Singapore's annual National Day Parade (NDP) is a unique event. The NDP contains enough songs and pageantry to make even the hardest heart melt. Failing the songs and skits, demonstrations of brute military strength and prowess by the Home Team will evoke pride in any armchair general. Though most of all, it is the nostalgia of a Singapore long gone which appears to bind together local hearts and minds – particularly when described through the local Singlish 'dialect.'
All that and more ... but only for 'genuine' Singaporeans.
Yes, I am a Singaporean. Not only did I attend NDP 2013, I also enjoyed it ... to an extent.
|A photo taken at Singapore's National Day Parade in 1968|
Sure, I could answer most of the NDP's 'pop quiz' questions relating to Singapore's history.

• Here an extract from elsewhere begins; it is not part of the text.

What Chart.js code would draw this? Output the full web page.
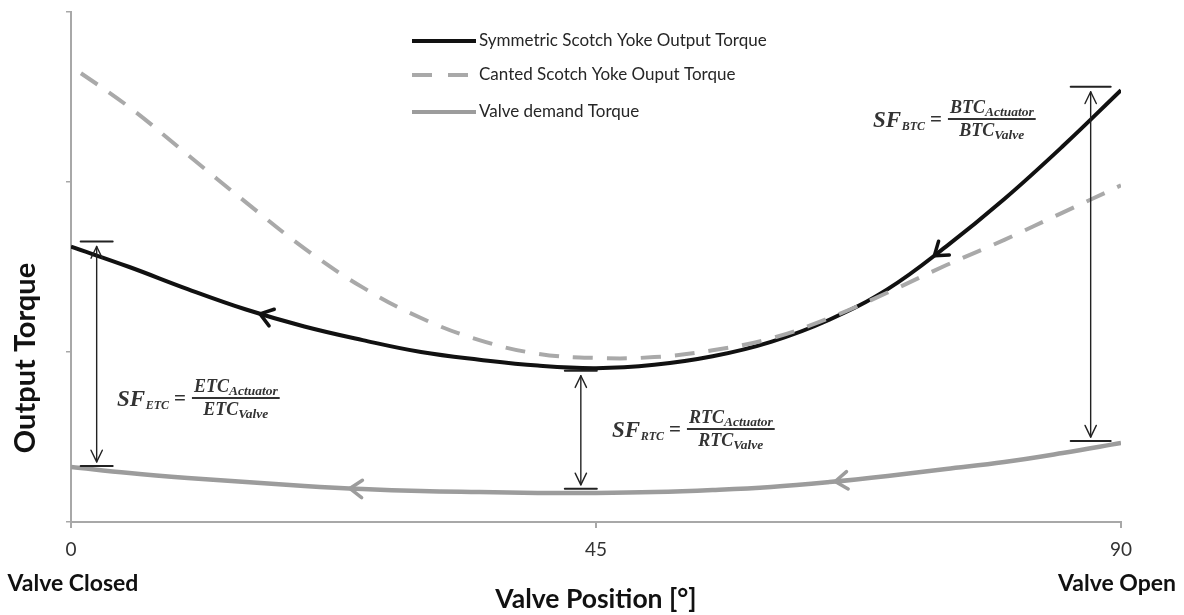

Who designed City Hall? What is the oldest building standing in Singapore? In fact, dare I say it, I probably know at least as much about Singapore's history as most of the 27,000 other NDP attendees seated at the Marina Bay Float. (Not surprising, as I regularly relate the 'Singapore Story' to visitors to the National Museum of Singapore (NMS) in my capacity as an NMS volunteer guide.)
Still, something was missing at the NDP.
It starts with the Singlish. I admit I don't speak Singlish. So many humorous references in the NDP skits left me scratching my head. Secondly, my theoretical or factual knowledge about Singapore cannot replace the experiential familiarity 'born and bred' Singaporeans have gained over a lifetime of living – despite my having lived in our fine city for almost fifteen years.
So, yes, 'true-blue' Singaporeans you are right: first generation foreigners cannot completely immerse themselves in Singaporean culture (however we define the city's culture). I will never relate to Kuehs, Ice Kacang, Laksa or the many other 'Singaporean' things the way you do. It's an honest to goodness fact. No denying it.
However, that simply brings me to the point where most Singaporeans' historically started the 'Singaporean Journey.' That is, as foreigners arriving in Singapore aspiring for a better life and to support families back home.
Over time, 'back home' became a slowly fading memory as roots were sunk on this island. With each passing generation, it became clearer that no person actually intended to return to the 'homeland,' ever. Be that China, India, other islands in the Malay Archipelago, or, as in my case, Pakistan.
Result: the birth of the second or third generation (or more) Singaporean – the so called 'true blue' Singaporean.
I am a Singaporean too - a Pakistani-Singaporean (or a Singaporean-Pakistani if you prefer). Asking me to shed my 'Pakistaniness' is like asking a Singaporean to shed her 'Singaporeanness.'
Can a Singaporean give up Singlish, laksa, roti pratas, and all else 'Singaporean' simply because they migrate to Australia? Unlikely. So please don't ask me to achieve the impossible.
I cannot be exactly like you. Nor do I aim to be exactly like you. We do not share the same history, though we certainly share many similar values.
Leave the 'real' integration for the next generation. Until then, please humor me and respect my history.